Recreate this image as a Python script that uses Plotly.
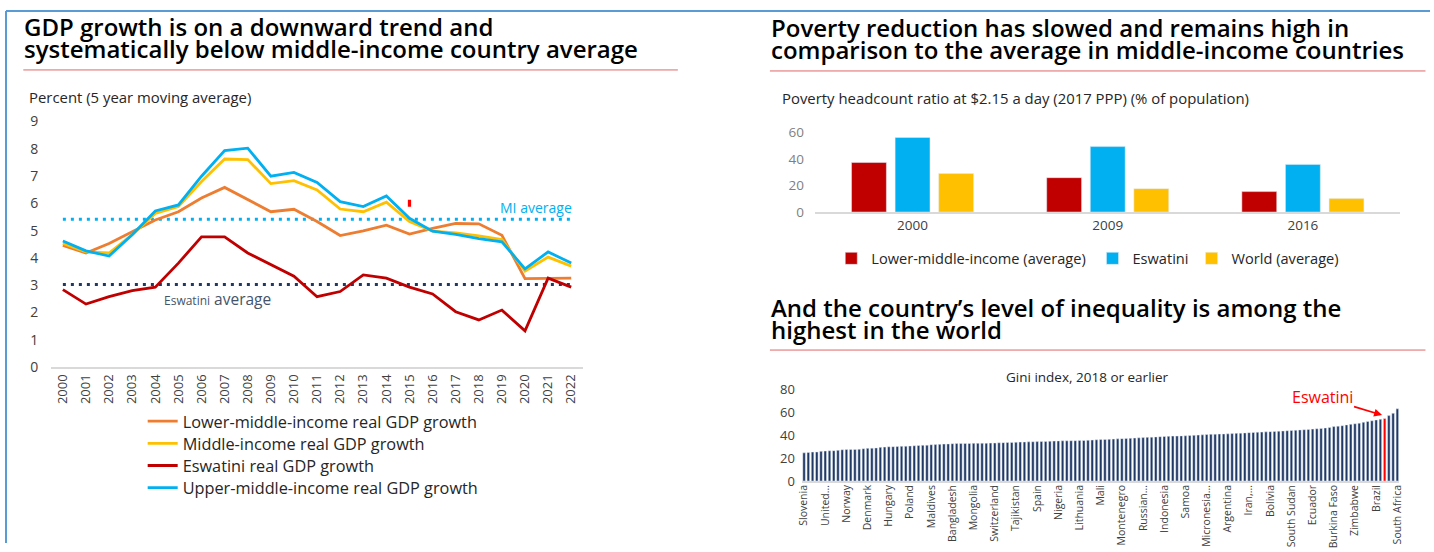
import plotly.graph_objects as go

W, H = 1434, 552

# ---------------- data ----------------
years = [str(y) for y in range(2000, 2023)]
lmic_growth = [4.46, 4.18, 4.53, 4.96, 5.39, 5.69, 6.19, 6.58, 6.15, 5.69, 5.78, 5.33,
               4.82, 4.99, 5.20, 4.87, 5.08, 5.26, 5.25, 4.83, 3.24, 3.26, 3.26]
mic_growth = [4.53, 4.22, 4.18, 4.85, 5.63, 5.88, 6.80, 7.62, 7.60, 6.72, 6.83, 6.49,
              5.79, 5.69, 6.04, 5.33, 4.98, 4.92, 4.81, 4.67, 3.52, 4.03, 3.70]
esw_growth = [2.84, 2.31, 2.58, 2.80, 2.93, 3.81, 4.77, 4.77, 4.18, 3.75, 3.33, 2.58,
              2.77, 3.38, 3.26, 2.93, 2.68, 2.03, 1.73, 2.09, 1.33, 3.26, 2.93]
umic_growth = [4.62, 4.26, 4.07, 4.85, 5.72, 5.94, 6.99, 7.93, 8.02, 6.99, 7.13, 6.76,
               6.06, 5.88, 6.27, 5.45, 4.98, 4.86, 4.71, 4.59, 3.60, 4.22, 3.81]
mi_average = 5.42
esw_average = 3.03

pov_years = ["2000", "2009", "2016"]
pov_lmic = [37.3, 25.9, 15.4]
pov_esw = [56.2, 49.3, 35.9]
pov_world = [29.0, 17.6, 10.1]

gini_values = [
    24.6, 25.0, 25.3, 25.4, 25.9, 26.2, 26.4, 26.5, 26.8, 27.3,
    27.5, 27.6, 27.6, 27.7, 28.2, 28.5, 28.7, 28.9, 29.4, 29.6,
    29.9, 30.0, 30.1, 30.3, 30.4, 30.6, 30.8, 31.0, 31.2, 31.3,
    31.7, 31.8, 32.0, 32.3, 32.4, 32.6, 32.7, 32.7, 32.8, 32.8,
    32.9, 32.9, 33.0, 33.0, 33.1, 33.2, 33.4, 33.5, 33.6, 33.7,
    33.8, 34.0, 34.1, 34.2, 34.3, 34.4, 34.5, 34.6, 34.8, 34.9,
    35.0, 35.1, 35.1, 35.2, 35.2, 35.3, 35.4, 35.6, 35.8, 36.0,
    36.2, 36.3, 36.4, 36.6, 36.8, 37.0, 37.2, 37.3, 37.5, 37.7,
    37.9, 38.1, 38.3, 38.5, 38.7, 38.9, 39.0, 39.2, 39.3, 39.4,
    39.5, 39.7, 39.9, 40.1, 40.3, 40.6, 40.8, 40.9, 41.0, 41.1,
    41.2, 41.4, 41.6, 41.8, 42.0, 42.2, 42.4, 42.6, 42.7, 42.9,
    43.1, 43.3, 43.5, 43.7, 43.9, 44.1, 44.3, 44.6, 44.8, 45.0,
    45.3, 45.6, 45.9, 46.3, 46.8, 47.5, 47.9, 48.3, 49.0, 49.5,
    50.0, 50.5, 51.3, 52.0, 52.6, 53.3, 53.9, 54.6, 57.1, 59.1,
    63.0]
gini_tick_labels = ["Slovenia", "United...", "Norway", "Denmark", "Hungary", "Poland",
                    "Maldives", "Bangladesh", "Mongolia", "Switzerland", "Tajikistan",
                    "Spain", "Nigeria", "Lithuania", "Mali", "Montenegro", "Russian...",
                    "Indonesia", "Samoa", "Micronesia...", "Argentina", "Iran,...",
                    "Bolivia", "South Sudan", "Ecuador", "Burkina Faso", "Zimbabwe",
                    "Brazil", "South Africa"]
gini_label_step = 5
eswatini_index = 137

# ---------------- helpers (reference pixel -> paper) ----------------
SX, SY, PAD = 1434 / 1458, 552 / 576, 12

def px(p):
    p = (p + 6.2) / 1.0095
    v = p / SX - PAD
    return min(max(v / W, 0), 1)

def py(p):
    v = p / SY - PAD
    return min(max(1 - v / H, 0), 1)

FONT = "Open Sans"
C_ORANGE = "#ED7D31"
C_YELLOW = "#FFC000"
C_RED = "#C00000"
C_CYAN = "#00B0F0"
C_NAVY = "#1F3864"

fig = go.Figure()

# ---------------- left: GDP growth lines ----------------
fig.add_trace(go.Scatter(x=years, y=[mi_average] * len(years), mode="lines",
                         line=dict(color=C_CYAN, width=3, dash="3px,5px"),
                         showlegend=False, hoverinfo="skip", xaxis="x", yaxis="y"))
fig.add_trace(go.Scatter(x=years, y=[esw_average] * len(years), mode="lines",
                         line=dict(color=C_NAVY, width=3, dash="3px,5px"),
                         showlegend=False, hoverinfo="skip", xaxis="x", yaxis="y"))
series = [("Lower-middle-income real GDP growth", lmic_growth, C_ORANGE, "legend"),
          ("Middle-income real GDP growth", mic_growth, C_YELLOW, "legend2"),
          ("Eswatini real GDP growth", esw_growth, C_RED, "legend3"),
          ("Upper-middle-income real GDP growth", umic_growth, C_CYAN, "legend4")]
for name, vals, col, lg in series:
    fig.add_trace(go.Scatter(x=years, y=vals, mode="lines", name=name,
                             line=dict(color=col, width=2.8), legend=lg,
                             xaxis="x", yaxis="y"))

# ---------------- right top: poverty bars ----------------
for name, vals, col, lg in [("Lower-middle-income (average)", pov_lmic, C_RED, "legend5"),
                            ("Eswatini", pov_esw, C_CYAN, "legend6"),
                            ("World (average)", pov_world, C_YELLOW, "legend7")]:
    fig.add_trace(go.Bar(x=pov_years, y=vals, name=name, marker_color=col,
                         legend=lg, xaxis="x2", yaxis="y2"))

# ---------------- right bottom: Gini bars ----------------
gini_x = list(range(len(gini_values)))
gini_colors = ["#FF0000" if i == eswatini_index else "#203864" for i in gini_x]
fig.add_trace(go.Bar(x=gini_x, y=gini_values, marker_color=gini_colors,
                     showlegend=False, xaxis="x3", yaxis="y3", width=0.6))


def leg(x_text, y_center, size):
    return dict(x=px(x_text) - 40 / W, xanchor="left", y=py(y_center), yanchor="middle",
                orientation="v", font=dict(family=FONT, size=size, color="#262626"),
                bgcolor="rgba(0,0,0,0)", itemwidth=30)


fig.update_layout(
    width=W, height=H,
    margin=dict(l=0, r=0, t=0, b=0),
    paper_bgcolor="white", plot_bgcolor="white",
    font=dict(family=FONT, color="#262626"),
    barmode="group", bargap=0.33, bargroupgap=0.2,
    xaxis=dict(domain=[px(52), px(583)], anchor="y", type="category",
               range=[-0.5, len(years) - 0.5],
               tickangle=-90, tickfont=dict(family=FONT, size=13, color="#404040"),
               showline=True, linecolor="#D9D9D9", linewidth=2,
               showgrid=False, ticks="", fixedrange=True),
    yaxis=dict(domain=[py(366), py(122)], anchor="x", range=[0, 9], dtick=1,
               tickfont=dict(family=FONT, size=14, color="#404040"),
               showgrid=False, zeroline=False, ticklabelstandoff=12, fixedrange=True),
    xaxis2=dict(domain=[px(815), px(1400)], anchor="y2", type="category",
                tickfont=dict(family=FONT, size=13.5, color="#404040"),
                showline=True, linecolor="#D9D9D9", linewidth=1.5,
                showgrid=False, ticks="", fixedrange=True),
    yaxis2=dict(domain=[py(212), py(133)], anchor="x2", range=[0, 60],
                tickvals=[0, 20, 40, 60],
                tickfont=dict(family=FONT, size=13.5, color="#7F7F7F"),
                showgrid=False, zeroline=False, ticklabelstandoff=10, fixedrange=True),
    xaxis3=dict(domain=[px(802), px(1399)], anchor="y3",
                range=[-0.5, len(gini_values) - 0.5],
                tickvals=gini_x[::gini_label_step], ticktext=gini_tick_labels,
                tickangle=-90, tickfont=dict(family=FONT, size=10.5, color="#404040"),
                ticklabelstandoff=-2,
                showline=True, linecolor="#D9D9D9", linewidth=1.5,
                showgrid=False, ticks="", fixedrange=True),
    yaxis3=dict(domain=[py(479), py(388)], anchor="x3", range=[0, 80], dtick=20,
                tickfont=dict(family=FONT, size=13, color="#404040"),
                showgrid=False, zeroline=False, ticklabelstandoff=6, fixedrange=True),
    legend=leg(183, 420, 16.3),
    legend2=leg(183, 442, 16.3),
    legend3=leg(183, 464, 16.3),
    legend4=leg(183, 486, 16.3),
    legend5=leg(871, 258, 14.6),
    legend6=leg(1132, 258, 14.6),
    legend7=leg(1231, 258, 14.6),
)

# ---------------- titles & texts ----------------
ann = []
def text(x, y, s, size, color="#000000", weight=None, xanchor="left", yanchor="middle"):
    f = dict(family=FONT, size=size, color=color)
    if weight:
        f["weight"] = weight
    ann.append(dict(x=px(x), y=py(y), xref="paper", yref="paper", text=s,
                    showarrow=False, xanchor=xanchor, yanchor=yanchor, font=f))

TS = 24
text(23, 28, "GDP growth is on a downward trend and", TS, weight=600)
text(23, 49.5, "systematically below middle-income country average", TS, weight=600)
text(769, 29, "Poverty reduction has slowed and remains high in", TS, weight=600)
text(769, 51, "comparison to the average in middle-income countries", TS, weight=600)
text(769, 307, "And the country’s level of inequality is among the", TS, weight=600)
text(769, 329, "highest in the world", TS, weight=600)

text(28, 98, "Percent (5 year moving average)", 14.9, color="#262626")
text(780, 99, "Poverty headcount ratio at $2.15 a day (2017 PPP) (% of population)", 14.9,
     color="#262626")
text(1087, 376, "Gini index, 2018 or earlier", 13.5, color="#262626", xanchor="center")
text(574, 208, "MI average", 14, color=C_CYAN, xanchor="right")
text(163, 298, "<span style='font-size:12px'>Eswatini</span> average", 15.5,
     color="#44546A")

ann.append(dict(x=eswatini_index - 0.6, y=gini_values[eswatini_index] + 3,
                xref="x3", yref="y3", ax=-60, ay=-18, text="Eswatini",
                showarrow=True, arrowhead=2, arrowsize=1, arrowwidth=1.6,
                arrowcolor="#FF0000", font=dict(family=FONT, size=16, color="#FF0000")))
fig.update_layout(annotations=ann)

# ---------------- frame & dividers ----------------
shapes = [
    dict(type="line", xref="paper", yref="paper", x0=0.0007, x1=1, y0=0.998, y1=0.998,
         line=dict(color="#5B9BD5", width=2)),
    dict(type="line", xref="paper", yref="paper", x0=0.0007, x1=0.0007, y0=0.998, y1=0,
         line=dict(color="#5B9BD5", width=2)),
    dict(type="line", xref="paper", yref="paper", x0=px(24), x1=px(678), y0=py(71), y1=py(71),
         line=dict(color="#E06666", width=1)),
    dict(type="line", xref="paper", yref="paper", x0=px(770), x1=px(1425), y0=py(72), y1=py(72),
         line=dict(color="#E06666", width=1)),
    dict(type="line", xref="paper", yref="paper", x0=px(770), x1=px(1425), y0=py(349), y1=py(349),
         line=dict(color="#E06666", width=1)),
    dict(type="rect", xref="x", yref="y", x0=14.93, x1=15.07, y0=5.87, y1=6.13,
         fillcolor="#FF0000", line=dict(width=0)),
]
fig.update_layout(shapes=shapes)

fig.write_html(
    "out.html", config={"displayModeBar": False},
    post_script=("document.documentElement.style.margin='0';"
                 "document.body.style.margin='0';document.body.style.overflow='hidden';"
                 "var d=document.getElementById('{plot_id}');"
                 "d.style.position='fixed';d.style.left='0px';d.style.top='0px';"
                 "d.style.overflow='hidden';"
                 "document.querySelectorAll('svg.main-svg').forEach(function(s){s.style.overflow='hidden';});"))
· · ·
WHAT TO PRODUCE: Could the lines from the top of the material through the line with "W, H = 1434, 552" be repeated exactly, pictures left out?

SOLUTION FOR THIS PROBLEM:
Recreate this image as a Python script that uses Plotly.
import plotly.graph_objects as go

W, H = 1434, 552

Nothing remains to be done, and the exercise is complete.